Mit diesen Worten endet der kurze Lebenslauf

Den Lebenslauf verfasste 1917 Lic. Dr. Siedel, Hofprediger und Konsistorialrat in Dresden, vormals Pfarrer in Röhrsdorf von 1891-1902.

Erneut veröffentlicht, ergänzt und kommentiert von Christoph Rechenberg im Amtsblatt der Kommune Klipphausen von Ostern - August 2017

 

[26] Mit Gemeinde war die Kirchgemeinde gemeint, wie aus dem Abschnitt hervorgeht.

[27] (Siehe auch Linkselbischer Bote 09/2010) Damit ist eine Art Kindergarten oder eine Vorschule gemeint.

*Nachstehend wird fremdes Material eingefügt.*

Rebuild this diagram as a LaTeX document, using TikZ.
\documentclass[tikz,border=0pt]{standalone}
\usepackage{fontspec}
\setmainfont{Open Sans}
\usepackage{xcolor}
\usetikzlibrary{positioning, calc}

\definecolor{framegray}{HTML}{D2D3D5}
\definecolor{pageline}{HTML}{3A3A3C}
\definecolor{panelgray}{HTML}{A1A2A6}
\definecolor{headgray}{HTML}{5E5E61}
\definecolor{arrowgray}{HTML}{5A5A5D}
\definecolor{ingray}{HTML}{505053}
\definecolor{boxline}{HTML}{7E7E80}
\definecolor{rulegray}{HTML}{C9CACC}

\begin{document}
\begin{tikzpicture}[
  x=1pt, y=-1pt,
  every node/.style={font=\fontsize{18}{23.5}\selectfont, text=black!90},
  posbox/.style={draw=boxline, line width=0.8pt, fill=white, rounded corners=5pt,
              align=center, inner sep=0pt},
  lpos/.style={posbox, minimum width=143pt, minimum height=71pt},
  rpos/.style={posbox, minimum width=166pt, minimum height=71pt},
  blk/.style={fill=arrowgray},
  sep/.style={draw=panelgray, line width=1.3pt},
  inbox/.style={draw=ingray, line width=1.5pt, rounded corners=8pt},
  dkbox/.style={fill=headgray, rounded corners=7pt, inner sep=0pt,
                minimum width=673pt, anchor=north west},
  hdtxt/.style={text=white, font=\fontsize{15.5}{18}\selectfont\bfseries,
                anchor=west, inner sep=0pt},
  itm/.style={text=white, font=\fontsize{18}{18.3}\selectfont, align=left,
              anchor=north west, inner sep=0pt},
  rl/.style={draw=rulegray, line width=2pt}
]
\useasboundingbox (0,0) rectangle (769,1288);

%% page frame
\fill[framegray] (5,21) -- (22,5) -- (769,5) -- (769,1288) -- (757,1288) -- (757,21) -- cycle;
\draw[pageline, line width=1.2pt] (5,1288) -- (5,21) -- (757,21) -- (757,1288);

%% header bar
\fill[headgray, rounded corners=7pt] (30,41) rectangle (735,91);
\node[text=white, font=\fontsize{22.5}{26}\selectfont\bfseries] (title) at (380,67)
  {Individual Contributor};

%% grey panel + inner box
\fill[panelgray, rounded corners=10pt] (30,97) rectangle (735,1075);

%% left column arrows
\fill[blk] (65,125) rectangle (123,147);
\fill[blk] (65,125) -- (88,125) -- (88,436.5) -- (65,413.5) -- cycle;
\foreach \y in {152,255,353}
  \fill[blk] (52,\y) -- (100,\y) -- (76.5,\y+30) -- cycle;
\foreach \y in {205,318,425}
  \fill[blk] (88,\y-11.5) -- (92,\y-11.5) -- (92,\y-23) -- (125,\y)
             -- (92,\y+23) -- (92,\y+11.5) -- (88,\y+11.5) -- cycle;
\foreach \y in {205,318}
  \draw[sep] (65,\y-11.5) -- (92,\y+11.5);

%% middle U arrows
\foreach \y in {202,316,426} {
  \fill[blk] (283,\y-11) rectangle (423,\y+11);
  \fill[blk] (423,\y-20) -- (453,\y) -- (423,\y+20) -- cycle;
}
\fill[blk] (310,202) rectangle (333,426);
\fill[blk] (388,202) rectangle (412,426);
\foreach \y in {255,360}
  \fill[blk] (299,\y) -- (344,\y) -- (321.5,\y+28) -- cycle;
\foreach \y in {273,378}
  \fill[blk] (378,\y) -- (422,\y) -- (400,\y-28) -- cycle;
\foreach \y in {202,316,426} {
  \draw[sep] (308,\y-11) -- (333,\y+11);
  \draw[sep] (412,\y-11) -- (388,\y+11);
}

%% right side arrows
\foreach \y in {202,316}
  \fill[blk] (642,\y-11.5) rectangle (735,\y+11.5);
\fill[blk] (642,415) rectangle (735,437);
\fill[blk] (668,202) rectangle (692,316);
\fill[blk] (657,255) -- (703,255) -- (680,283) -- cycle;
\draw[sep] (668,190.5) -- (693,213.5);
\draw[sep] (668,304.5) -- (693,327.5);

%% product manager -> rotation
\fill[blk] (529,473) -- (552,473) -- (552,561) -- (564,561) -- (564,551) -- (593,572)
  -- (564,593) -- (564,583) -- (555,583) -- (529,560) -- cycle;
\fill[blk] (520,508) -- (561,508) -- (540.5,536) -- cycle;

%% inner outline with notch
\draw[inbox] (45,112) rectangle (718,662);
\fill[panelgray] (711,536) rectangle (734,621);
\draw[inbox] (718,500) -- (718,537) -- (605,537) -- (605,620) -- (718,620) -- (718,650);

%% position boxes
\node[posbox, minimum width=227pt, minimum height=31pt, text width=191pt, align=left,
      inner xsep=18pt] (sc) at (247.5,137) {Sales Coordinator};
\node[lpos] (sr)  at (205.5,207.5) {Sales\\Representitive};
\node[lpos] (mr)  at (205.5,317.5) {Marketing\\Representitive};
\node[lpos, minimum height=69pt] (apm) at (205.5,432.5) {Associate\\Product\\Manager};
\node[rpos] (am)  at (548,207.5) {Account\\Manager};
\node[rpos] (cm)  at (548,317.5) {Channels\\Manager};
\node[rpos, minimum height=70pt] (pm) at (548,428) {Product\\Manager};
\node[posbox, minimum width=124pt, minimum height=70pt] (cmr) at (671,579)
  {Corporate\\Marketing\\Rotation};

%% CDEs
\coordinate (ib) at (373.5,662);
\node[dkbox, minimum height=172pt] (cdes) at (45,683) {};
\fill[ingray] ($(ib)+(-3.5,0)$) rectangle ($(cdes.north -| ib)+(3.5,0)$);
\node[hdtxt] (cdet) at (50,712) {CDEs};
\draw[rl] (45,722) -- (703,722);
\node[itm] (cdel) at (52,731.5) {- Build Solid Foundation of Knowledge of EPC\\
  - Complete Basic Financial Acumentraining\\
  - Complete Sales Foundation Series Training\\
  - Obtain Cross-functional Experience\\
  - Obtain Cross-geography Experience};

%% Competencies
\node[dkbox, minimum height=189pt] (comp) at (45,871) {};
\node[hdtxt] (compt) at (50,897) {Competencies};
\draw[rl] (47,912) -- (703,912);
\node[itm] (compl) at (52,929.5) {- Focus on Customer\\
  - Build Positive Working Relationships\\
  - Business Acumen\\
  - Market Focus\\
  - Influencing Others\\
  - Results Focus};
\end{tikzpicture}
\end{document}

Die Leitung hatte eine Diakonisse aus dem Diakonissenhaus in Dresden, die Kosten wurden von der Prinzessin übernommen. Aus heutiger Sichte eine pädagogisch hochmoderne Einrichtung und frei von Elternbeiträgen, die bei unseren Kindergärten heute erhoben werden. Es gab also in Klipphauen schon vor etwa 150 Jahren eine kostenfrei Kindergartenplatzgarantie, dort sind  wir heute noch nicht angelangt. Die Kostenfreiheit machte es allen Eltern möglich, ihre Kinder in diese Einrichtung zu schicken. Auch Ihre Cousine, die mit dem Bruder ihres Schwiegervaters verheiratet war und die sie nach dem Tod Ihres Mannes oft besuchte, Eleonore Prinzessin Reuß j.L.Köstritz in Jänkendorf bei Niesky hatte so eine segensreiche Einrichtung errichtet und ebenso der bedeutende Pastor Samuel Roller in Lausa (heute Weixdorf bei Dresden) hatte mit Hilfe der Hermsdorfer Patronatsherrschaft derer von Waldenburg-Schönburg in Lausa um 1840 eine Kleinkinderschule errichtet. Übrigens war Roller 1821 der Pate von Prinz Heinrich IV. Reuß, dem Bruder des verstorbenen Ehemannes der Prinzessin. Pastor Roller war mit der Familie Reuß sowie mit vielen anderen Adelsfamilien eng befreundet, er unterrichtete in seinem Pfarrhaus „mit Pension“ in Lausa viele der Söhne adliger Familien oder vornehmer Bürger aus Dresden und führte sie nach der Glaubensunterweisung und der Einführung in den Lutherischen Katechismus zur Konfirmation. (Siehe dazu Wilhelm von Kügelchen „Jugenderinnerungen eines alten Mannes“ posthum veröffentlicht 1925)

Zu Pastor Roller finden sich weitere Informationen im Ziller-Apfelkalender für 2018, der im Pfarramt Röhrsdorf erhältlich ist.

[28] Todestag Ihres Mannes 1869

[29] Über diesen Brauch wird später noch in einem extra Zeitfenster zu berichten sein.